DATA PROVIDED ::
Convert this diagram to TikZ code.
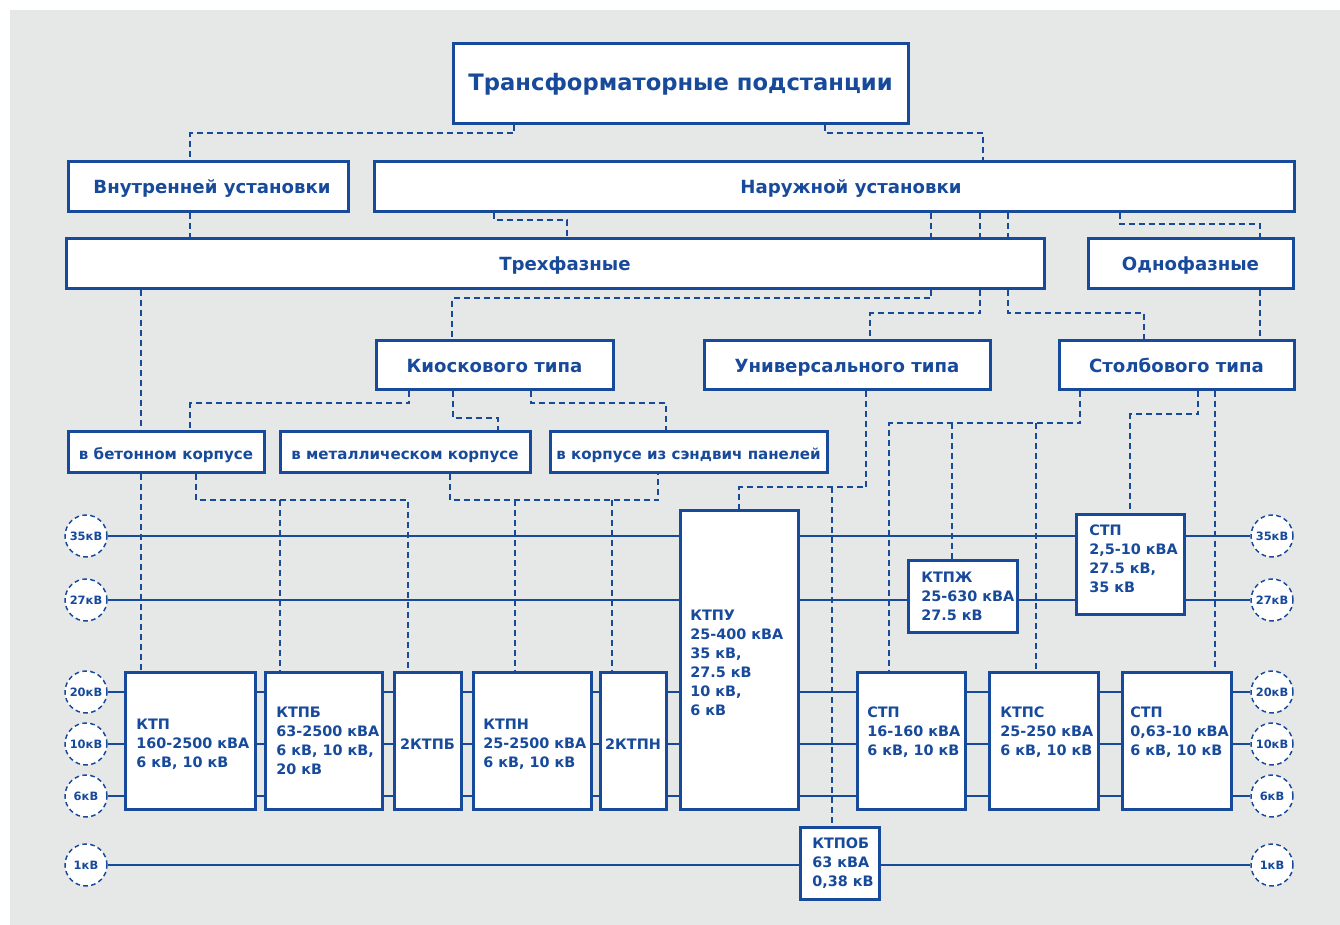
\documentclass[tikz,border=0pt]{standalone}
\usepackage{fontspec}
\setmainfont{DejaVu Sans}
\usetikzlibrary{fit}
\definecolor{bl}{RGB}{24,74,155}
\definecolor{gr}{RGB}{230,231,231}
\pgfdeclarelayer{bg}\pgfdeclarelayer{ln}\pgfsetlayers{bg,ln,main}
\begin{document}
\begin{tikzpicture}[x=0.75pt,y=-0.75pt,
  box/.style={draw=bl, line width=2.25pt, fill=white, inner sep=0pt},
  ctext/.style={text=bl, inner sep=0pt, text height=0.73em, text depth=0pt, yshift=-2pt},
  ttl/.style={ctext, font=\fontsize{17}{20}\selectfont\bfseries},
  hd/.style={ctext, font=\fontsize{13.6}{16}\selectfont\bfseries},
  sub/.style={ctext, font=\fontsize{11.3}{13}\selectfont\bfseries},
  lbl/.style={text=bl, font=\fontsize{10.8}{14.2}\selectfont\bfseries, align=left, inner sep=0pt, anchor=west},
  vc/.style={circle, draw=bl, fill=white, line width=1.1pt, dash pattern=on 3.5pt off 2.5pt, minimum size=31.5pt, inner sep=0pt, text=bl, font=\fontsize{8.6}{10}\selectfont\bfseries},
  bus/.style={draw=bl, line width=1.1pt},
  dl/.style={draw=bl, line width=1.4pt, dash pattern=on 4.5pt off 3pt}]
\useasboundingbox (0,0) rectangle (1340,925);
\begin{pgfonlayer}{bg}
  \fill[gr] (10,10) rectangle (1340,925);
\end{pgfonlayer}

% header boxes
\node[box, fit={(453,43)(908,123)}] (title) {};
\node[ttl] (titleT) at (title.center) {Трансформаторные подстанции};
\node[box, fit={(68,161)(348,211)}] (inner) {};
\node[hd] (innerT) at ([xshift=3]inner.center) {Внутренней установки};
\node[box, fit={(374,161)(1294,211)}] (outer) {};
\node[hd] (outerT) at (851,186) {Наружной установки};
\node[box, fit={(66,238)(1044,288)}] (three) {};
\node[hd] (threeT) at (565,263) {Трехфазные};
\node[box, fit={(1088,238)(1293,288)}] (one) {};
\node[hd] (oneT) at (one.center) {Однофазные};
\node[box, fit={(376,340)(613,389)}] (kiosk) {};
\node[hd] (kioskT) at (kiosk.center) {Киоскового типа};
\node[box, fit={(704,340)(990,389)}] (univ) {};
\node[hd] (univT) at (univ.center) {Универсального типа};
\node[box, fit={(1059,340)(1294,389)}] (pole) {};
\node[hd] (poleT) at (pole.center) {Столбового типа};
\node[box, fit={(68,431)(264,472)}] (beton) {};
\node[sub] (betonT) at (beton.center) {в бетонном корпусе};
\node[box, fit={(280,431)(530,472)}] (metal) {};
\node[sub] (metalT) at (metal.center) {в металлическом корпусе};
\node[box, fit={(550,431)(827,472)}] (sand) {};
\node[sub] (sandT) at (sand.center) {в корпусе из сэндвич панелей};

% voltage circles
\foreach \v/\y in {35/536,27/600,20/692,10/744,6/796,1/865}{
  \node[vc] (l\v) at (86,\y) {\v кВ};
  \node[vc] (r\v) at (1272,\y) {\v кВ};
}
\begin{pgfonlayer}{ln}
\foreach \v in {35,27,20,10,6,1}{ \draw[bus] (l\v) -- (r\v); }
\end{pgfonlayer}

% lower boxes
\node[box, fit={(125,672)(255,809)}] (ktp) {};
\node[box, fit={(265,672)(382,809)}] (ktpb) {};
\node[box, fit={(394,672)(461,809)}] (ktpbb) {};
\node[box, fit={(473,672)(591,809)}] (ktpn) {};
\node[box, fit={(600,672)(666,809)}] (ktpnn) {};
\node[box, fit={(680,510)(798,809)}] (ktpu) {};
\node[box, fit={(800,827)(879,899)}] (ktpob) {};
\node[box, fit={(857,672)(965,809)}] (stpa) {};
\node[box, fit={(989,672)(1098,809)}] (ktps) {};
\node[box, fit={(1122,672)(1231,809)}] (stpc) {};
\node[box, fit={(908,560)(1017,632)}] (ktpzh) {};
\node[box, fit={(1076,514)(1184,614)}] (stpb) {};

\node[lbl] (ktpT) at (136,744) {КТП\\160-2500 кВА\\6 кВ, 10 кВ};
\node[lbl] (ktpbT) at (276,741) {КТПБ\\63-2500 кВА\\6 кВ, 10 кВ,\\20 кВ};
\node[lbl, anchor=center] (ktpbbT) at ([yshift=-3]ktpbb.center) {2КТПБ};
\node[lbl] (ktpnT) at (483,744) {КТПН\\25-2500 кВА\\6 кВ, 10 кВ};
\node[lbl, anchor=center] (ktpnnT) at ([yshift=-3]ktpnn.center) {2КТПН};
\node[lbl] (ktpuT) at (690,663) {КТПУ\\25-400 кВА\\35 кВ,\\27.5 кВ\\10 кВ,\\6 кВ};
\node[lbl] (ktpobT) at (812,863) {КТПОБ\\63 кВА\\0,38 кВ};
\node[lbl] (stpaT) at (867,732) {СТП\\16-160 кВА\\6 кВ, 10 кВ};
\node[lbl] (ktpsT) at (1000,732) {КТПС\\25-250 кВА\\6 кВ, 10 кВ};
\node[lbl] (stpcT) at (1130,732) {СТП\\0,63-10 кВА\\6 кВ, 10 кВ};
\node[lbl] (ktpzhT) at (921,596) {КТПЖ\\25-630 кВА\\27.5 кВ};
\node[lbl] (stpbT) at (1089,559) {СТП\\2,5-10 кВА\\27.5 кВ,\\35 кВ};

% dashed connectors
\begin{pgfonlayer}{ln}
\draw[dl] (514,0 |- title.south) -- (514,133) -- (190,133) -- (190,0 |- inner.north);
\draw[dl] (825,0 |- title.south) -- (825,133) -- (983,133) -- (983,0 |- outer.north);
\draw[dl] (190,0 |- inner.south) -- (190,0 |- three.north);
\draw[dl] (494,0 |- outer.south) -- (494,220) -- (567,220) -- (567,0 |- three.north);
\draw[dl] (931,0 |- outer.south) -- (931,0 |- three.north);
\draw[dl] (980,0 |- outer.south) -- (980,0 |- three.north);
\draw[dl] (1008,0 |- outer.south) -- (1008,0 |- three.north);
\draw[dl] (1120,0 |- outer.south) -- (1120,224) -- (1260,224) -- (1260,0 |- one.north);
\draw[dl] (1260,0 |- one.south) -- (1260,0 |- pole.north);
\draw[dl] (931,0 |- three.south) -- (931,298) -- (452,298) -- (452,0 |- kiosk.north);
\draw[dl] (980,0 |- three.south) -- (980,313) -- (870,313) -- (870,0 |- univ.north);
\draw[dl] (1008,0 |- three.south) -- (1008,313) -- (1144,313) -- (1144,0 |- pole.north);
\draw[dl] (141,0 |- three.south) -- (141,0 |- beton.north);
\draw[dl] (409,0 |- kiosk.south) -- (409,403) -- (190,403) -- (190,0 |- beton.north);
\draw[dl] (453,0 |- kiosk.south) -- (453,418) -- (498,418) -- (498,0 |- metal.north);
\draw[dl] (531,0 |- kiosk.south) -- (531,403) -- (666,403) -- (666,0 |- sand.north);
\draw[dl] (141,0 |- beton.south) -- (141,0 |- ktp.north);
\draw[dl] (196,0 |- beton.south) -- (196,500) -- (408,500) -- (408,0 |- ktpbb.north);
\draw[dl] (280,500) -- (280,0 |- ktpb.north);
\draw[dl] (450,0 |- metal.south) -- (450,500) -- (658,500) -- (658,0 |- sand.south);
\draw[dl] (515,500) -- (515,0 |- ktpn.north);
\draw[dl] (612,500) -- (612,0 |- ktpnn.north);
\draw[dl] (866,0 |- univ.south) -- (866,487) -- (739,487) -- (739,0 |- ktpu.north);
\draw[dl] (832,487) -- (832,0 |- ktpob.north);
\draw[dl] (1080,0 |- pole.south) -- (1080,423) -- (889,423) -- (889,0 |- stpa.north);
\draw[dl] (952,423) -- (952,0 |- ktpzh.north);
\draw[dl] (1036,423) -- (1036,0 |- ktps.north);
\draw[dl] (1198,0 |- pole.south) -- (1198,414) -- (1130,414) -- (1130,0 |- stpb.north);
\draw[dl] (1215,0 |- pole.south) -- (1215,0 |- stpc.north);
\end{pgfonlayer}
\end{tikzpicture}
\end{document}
...
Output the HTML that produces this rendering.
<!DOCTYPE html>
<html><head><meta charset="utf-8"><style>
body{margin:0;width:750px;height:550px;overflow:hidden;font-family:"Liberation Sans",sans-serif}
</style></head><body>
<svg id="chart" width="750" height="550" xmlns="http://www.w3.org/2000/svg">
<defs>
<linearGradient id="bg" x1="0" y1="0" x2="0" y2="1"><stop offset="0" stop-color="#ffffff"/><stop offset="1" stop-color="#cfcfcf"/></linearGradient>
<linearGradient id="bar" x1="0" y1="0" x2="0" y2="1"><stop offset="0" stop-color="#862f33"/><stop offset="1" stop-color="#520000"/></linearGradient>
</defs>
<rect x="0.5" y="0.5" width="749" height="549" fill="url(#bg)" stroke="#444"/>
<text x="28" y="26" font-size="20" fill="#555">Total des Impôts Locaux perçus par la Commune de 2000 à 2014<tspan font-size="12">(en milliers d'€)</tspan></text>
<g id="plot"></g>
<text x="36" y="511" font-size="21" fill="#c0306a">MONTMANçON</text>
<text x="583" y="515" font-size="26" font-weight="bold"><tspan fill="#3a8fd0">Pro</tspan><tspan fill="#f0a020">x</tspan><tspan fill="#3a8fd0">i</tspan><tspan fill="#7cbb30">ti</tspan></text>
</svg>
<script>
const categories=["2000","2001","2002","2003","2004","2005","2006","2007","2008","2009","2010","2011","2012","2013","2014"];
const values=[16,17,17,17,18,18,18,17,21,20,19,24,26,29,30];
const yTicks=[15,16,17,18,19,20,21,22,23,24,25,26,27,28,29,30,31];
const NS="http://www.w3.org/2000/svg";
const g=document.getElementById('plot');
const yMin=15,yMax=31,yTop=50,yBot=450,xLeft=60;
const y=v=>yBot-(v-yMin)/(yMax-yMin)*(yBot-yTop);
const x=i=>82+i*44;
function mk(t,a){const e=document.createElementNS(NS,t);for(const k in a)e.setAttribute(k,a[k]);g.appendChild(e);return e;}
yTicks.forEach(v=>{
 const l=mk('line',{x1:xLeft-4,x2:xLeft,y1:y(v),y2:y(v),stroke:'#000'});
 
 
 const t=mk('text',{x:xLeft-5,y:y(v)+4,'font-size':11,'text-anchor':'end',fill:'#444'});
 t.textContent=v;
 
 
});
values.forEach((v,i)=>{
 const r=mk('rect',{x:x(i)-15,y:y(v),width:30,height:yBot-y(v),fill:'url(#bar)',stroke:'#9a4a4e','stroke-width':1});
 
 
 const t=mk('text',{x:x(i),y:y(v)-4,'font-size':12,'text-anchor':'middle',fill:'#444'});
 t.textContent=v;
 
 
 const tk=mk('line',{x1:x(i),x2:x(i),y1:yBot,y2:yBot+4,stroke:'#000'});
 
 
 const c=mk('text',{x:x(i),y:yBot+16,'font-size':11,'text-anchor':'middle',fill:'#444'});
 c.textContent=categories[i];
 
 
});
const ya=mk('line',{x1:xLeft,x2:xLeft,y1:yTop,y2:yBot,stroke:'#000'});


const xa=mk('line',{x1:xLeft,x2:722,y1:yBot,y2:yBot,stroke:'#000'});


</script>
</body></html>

SHORT PROBLEM ::
Pull out every line of the records that includes the string "this".

WRITTEN RESPONSE ::
Convert this diagram to TikZ code.
Output the HTML that produces this rendering.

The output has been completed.